**Given exercise:** Write out the opening lines of the data word for word, up to and including the line with "import matplotlib.pyplot as plt", and leave every picture and every later line out.

**Given material:**

>> Start

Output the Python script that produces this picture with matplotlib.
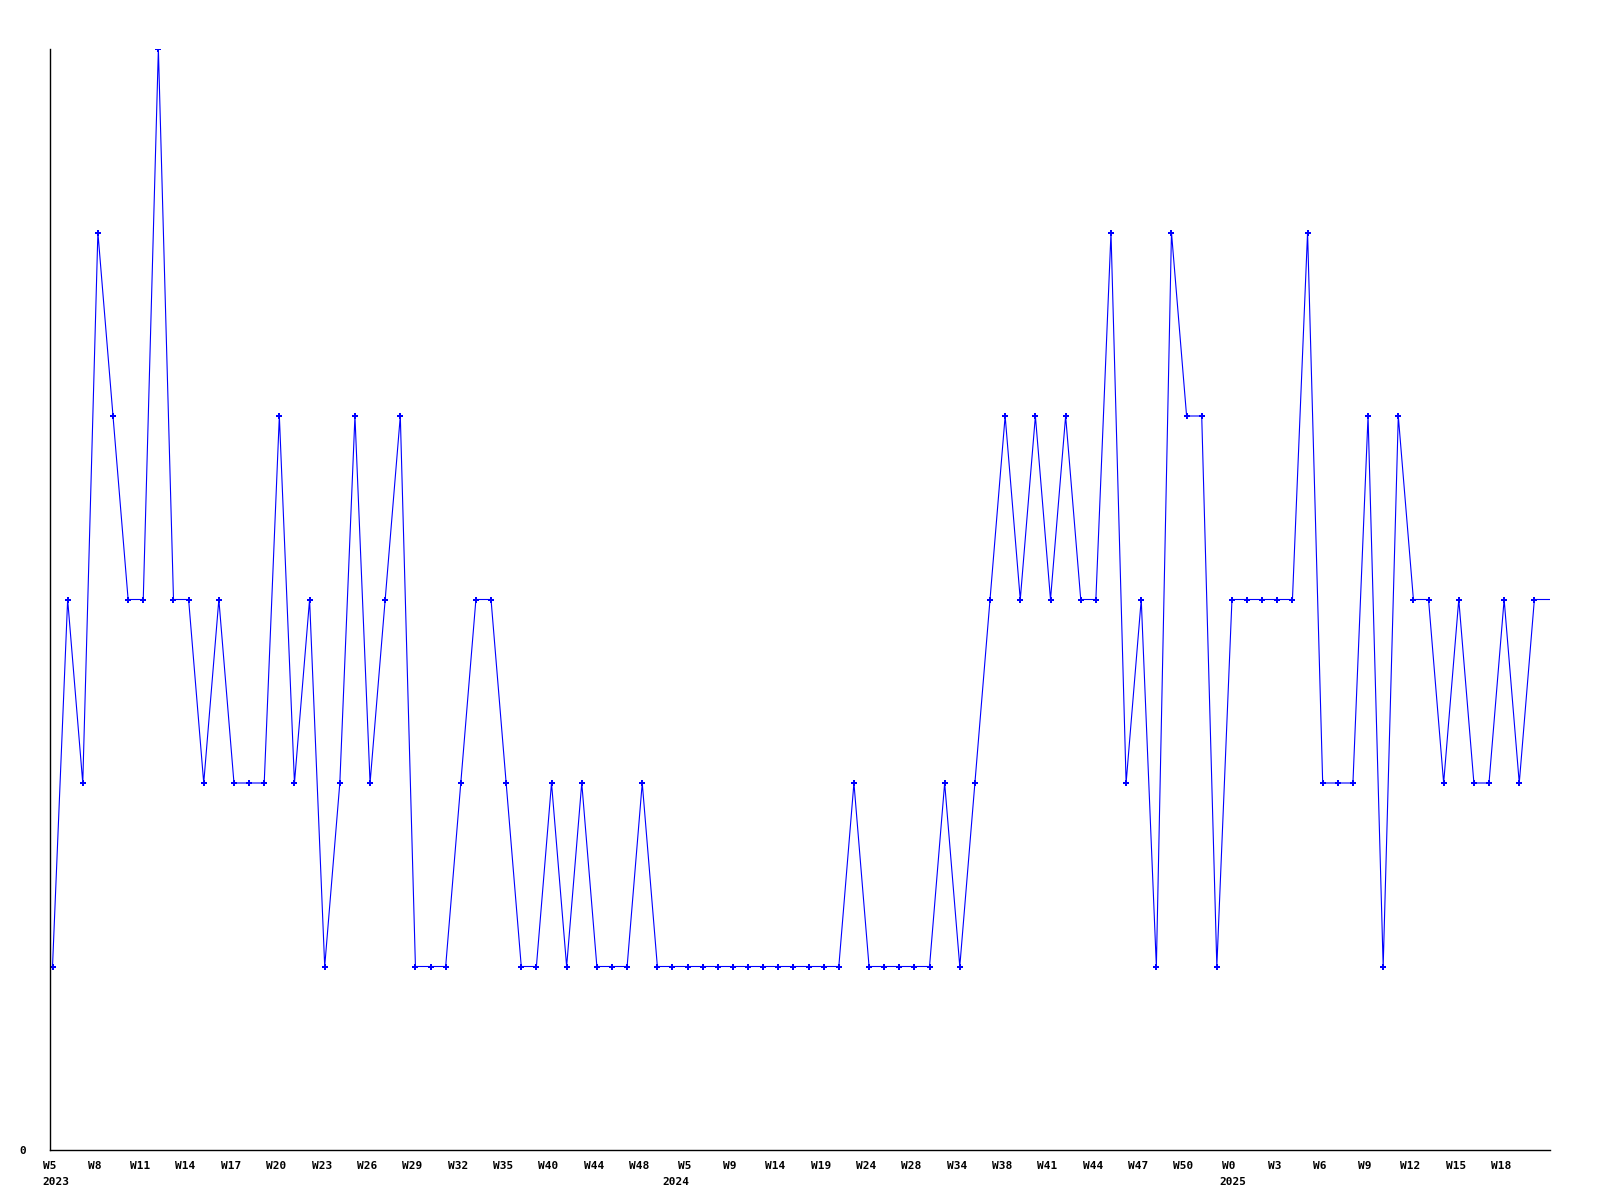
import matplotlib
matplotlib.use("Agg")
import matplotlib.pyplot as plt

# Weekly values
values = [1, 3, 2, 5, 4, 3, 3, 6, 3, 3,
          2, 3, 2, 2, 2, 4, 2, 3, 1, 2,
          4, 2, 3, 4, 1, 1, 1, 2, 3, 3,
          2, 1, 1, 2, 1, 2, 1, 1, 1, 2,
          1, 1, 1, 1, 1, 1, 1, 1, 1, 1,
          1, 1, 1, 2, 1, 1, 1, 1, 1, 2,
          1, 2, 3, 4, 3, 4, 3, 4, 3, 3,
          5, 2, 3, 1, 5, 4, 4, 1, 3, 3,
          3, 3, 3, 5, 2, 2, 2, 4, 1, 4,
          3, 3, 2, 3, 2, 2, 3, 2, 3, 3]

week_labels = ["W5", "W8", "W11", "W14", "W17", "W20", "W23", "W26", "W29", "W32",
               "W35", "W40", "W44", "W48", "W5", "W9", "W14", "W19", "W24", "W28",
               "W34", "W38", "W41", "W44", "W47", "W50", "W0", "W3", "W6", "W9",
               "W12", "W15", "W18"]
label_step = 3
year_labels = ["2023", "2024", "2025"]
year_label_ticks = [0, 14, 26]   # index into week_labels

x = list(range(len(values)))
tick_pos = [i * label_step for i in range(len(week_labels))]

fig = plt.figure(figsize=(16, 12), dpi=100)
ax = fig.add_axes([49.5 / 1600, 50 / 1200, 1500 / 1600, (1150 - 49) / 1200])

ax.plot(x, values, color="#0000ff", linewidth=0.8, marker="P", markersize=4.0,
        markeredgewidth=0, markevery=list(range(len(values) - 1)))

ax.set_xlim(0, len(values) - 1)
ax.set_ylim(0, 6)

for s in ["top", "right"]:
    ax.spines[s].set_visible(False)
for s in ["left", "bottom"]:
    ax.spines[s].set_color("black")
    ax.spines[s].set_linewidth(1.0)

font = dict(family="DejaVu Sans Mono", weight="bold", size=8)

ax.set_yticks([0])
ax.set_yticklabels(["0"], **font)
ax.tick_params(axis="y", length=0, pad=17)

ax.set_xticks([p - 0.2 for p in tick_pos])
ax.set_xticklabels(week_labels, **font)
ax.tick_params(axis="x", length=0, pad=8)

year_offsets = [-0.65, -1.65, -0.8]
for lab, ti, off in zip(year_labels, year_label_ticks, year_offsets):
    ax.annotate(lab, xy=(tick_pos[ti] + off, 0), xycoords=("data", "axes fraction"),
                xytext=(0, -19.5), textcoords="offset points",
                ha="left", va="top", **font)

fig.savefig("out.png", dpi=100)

>> End

**Output for this exercise:**
Output the Python script that produces this picture with matplotlib.
import matplotlib
matplotlib.use("Agg")
import matplotlib.pyplot as plt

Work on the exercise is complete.